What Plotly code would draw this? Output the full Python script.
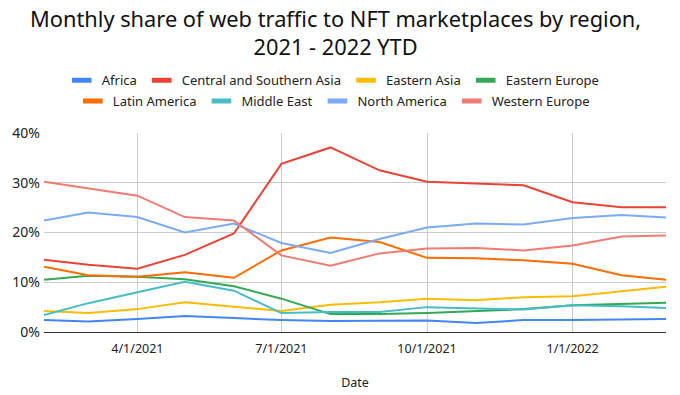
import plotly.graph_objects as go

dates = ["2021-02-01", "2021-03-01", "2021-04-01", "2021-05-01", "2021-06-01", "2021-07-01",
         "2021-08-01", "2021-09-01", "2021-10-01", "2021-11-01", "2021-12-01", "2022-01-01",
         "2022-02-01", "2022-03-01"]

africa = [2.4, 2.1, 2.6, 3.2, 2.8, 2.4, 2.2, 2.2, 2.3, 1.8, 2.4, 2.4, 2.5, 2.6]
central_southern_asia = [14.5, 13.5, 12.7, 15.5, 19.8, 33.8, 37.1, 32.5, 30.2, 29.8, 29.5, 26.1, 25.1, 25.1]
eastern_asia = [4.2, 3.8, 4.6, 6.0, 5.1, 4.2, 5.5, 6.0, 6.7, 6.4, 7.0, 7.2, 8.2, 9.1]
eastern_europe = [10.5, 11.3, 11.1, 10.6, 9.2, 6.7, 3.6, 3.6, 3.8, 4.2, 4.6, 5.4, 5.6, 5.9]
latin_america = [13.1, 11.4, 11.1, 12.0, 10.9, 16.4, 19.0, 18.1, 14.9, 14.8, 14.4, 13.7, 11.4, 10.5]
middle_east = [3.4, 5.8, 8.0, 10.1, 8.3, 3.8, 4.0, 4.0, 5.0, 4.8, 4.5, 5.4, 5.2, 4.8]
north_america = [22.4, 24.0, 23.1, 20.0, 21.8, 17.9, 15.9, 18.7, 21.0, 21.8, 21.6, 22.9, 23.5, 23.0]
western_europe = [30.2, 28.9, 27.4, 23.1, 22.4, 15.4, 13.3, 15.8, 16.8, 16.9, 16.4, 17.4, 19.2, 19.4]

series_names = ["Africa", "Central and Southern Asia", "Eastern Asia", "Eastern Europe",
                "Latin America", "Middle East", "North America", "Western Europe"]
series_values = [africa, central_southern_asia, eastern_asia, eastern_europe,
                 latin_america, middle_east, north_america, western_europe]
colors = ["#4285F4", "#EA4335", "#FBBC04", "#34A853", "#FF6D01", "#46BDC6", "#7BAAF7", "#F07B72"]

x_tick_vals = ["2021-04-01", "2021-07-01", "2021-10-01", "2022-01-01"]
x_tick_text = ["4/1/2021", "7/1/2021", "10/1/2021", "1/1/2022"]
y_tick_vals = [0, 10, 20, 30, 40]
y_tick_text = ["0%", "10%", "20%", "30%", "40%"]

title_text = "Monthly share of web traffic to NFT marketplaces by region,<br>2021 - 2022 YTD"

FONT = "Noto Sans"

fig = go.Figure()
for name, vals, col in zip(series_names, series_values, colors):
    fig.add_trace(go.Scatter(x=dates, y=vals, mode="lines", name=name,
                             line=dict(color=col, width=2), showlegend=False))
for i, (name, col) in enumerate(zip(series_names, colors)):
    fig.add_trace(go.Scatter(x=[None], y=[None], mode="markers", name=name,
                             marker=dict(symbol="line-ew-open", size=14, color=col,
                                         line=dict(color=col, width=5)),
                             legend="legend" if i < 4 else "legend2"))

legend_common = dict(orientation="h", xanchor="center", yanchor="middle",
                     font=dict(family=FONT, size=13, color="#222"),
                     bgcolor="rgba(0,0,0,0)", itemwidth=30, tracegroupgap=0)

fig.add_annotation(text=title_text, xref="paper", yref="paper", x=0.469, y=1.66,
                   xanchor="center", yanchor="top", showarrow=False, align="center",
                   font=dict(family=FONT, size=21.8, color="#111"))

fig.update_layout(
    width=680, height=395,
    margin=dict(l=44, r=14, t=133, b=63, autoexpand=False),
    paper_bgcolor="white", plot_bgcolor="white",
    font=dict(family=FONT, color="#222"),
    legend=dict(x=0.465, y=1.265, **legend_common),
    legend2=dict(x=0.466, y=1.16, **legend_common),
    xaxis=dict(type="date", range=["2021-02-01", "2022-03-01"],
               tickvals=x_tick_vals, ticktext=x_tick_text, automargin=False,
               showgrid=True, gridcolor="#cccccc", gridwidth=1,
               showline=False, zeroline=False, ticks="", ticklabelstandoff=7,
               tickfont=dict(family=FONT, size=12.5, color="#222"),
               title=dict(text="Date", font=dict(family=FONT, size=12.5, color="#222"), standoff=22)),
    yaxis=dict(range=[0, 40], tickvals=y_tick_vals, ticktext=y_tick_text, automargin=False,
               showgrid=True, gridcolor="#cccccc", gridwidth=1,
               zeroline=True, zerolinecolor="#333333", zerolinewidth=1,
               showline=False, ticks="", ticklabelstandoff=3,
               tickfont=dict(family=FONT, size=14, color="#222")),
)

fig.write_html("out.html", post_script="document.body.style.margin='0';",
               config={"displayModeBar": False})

_ _ _ _ _

### TASK REQUIREMENTS
Reproduce the data above in full, exactly as it is, with the pictures left out.

### OUTPUT
What Plotly code would draw this? Output the full Python script.
import plotly.graph_objects as go

dates = ["2021-02-01", "2021-03-01", "2021-04-01", "2021-05-01", "2021-06-01", "2021-07-01",
         "2021-08-01", "2021-09-01", "2021-10-01", "2021-11-01", "2021-12-01", "2022-01-01",
         "2022-02-01", "2022-03-01"]

africa = [2.4, 2.1, 2.6, 3.2, 2.8, 2.4, 2.2, 2.2, 2.3, 1.8, 2.4, 2.4, 2.5, 2.6]
central_southern_asia = [14.5, 13.5, 12.7, 15.5, 19.8, 33.8, 37.1, 32.5, 30.2, 29.8, 29.5, 26.1, 25.1, 25.1]
eastern_asia = [4.2, 3.8, 4.6, 6.0, 5.1, 4.2, 5.5, 6.0, 6.7, 6.4, 7.0, 7.2, 8.2, 9.1]
eastern_europe = [10.5, 11.3, 11.1, 10.6, 9.2, 6.7, 3.6, 3.6, 3.8, 4.2, 4.6, 5.4, 5.6, 5.9]
latin_america = [13.1, 11.4, 11.1, 12.0, 10.9, 16.4, 19.0, 18.1, 14.9, 14.8, 14.4, 13.7, 11.4, 10.5]
middle_east = [3.4, 5.8, 8.0, 10.1, 8.3, 3.8, 4.0, 4.0, 5.0, 4.8, 4.5, 5.4, 5.2, 4.8]
north_america = [22.4, 24.0, 23.1, 20.0, 21.8, 17.9, 15.9, 18.7, 21.0, 21.8, 21.6, 22.9, 23.5, 23.0]
western_europe = [30.2, 28.9, 27.4, 23.1, 22.4, 15.4, 13.3, 15.8, 16.8, 16.9, 16.4, 17.4, 19.2, 19.4]

series_names = ["Africa", "Central and Southern Asia", "Eastern Asia", "Eastern Europe",
                "Latin America", "Middle East", "North America", "Western Europe"]
series_values = [africa, central_southern_asia, eastern_asia, eastern_europe,
                 latin_america, middle_east, north_america, western_europe]
colors = ["#4285F4", "#EA4335", "#FBBC04", "#34A853", "#FF6D01", "#46BDC6", "#7BAAF7", "#F07B72"]

x_tick_vals = ["2021-04-01", "2021-07-01", "2021-10-01", "2022-01-01"]
x_tick_text = ["4/1/2021", "7/1/2021", "10/1/2021", "1/1/2022"]
y_tick_vals = [0, 10, 20, 30, 40]
y_tick_text = ["0%", "10%", "20%", "30%", "40%"]

title_text = "Monthly share of web traffic to NFT marketplaces by region,<br>2021 - 2022 YTD"

FONT = "Noto Sans"

fig = go.Figure()
for name, vals, col in zip(series_names, series_values, colors):
    fig.add_trace(go.Scatter(x=dates, y=vals, mode="lines", name=name,
                             line=dict(color=col, width=2), showlegend=False))
for i, (name, col) in enumerate(zip(series_names, colors)):
    fig.add_trace(go.Scatter(x=[None], y=[None], mode="markers", name=name,
                             marker=dict(symbol="line-ew-open", size=14, color=col,
                                         line=dict(color=col, width=5)),
                             legend="legend" if i < 4 else "legend2"))

legend_common = dict(orientation="h", xanchor="center", yanchor="middle",
                     font=dict(family=FONT, size=13, color="#222"),
                     bgcolor="rgba(0,0,0,0)", itemwidth=30, tracegroupgap=0)

fig.add_annotation(text=title_text, xref="paper", yref="paper", x=0.469, y=1.66,
                   xanchor="center", yanchor="top", showarrow=False, align="center",
                   font=dict(family=FONT, size=21.8, color="#111"))

fig.update_layout(
    width=680, height=395,
    margin=dict(l=44, r=14, t=133, b=63, autoexpand=False),
    paper_bgcolor="white", plot_bgcolor="white",
    font=dict(family=FONT, color="#222"),
    legend=dict(x=0.465, y=1.265, **legend_common),
    legend2=dict(x=0.466, y=1.16, **legend_common),
    xaxis=dict(type="date", range=["2021-02-01", "2022-03-01"],
               tickvals=x_tick_vals, ticktext=x_tick_text, automargin=False,
               showgrid=True, gridcolor="#cccccc", gridwidth=1,
               showline=False, zeroline=False, ticks="", ticklabelstandoff=7,
               tickfont=dict(family=FONT, size=12.5, color="#222"),
               title=dict(text="Date", font=dict(family=FONT, size=12.5, color="#222"), standoff=22)),
    yaxis=dict(range=[0, 40], tickvals=y_tick_vals, ticktext=y_tick_text, automargin=False,
               showgrid=True, gridcolor="#cccccc", gridwidth=1,
               zeroline=True, zerolinecolor="#333333", zerolinewidth=1,
               showline=False, ticks="", ticklabelstandoff=3,
               tickfont=dict(family=FONT, size=14, color="#222")),
)

fig.write_html("out.html", post_script="document.body.style.margin='0';",
               config={"displayModeBar": False})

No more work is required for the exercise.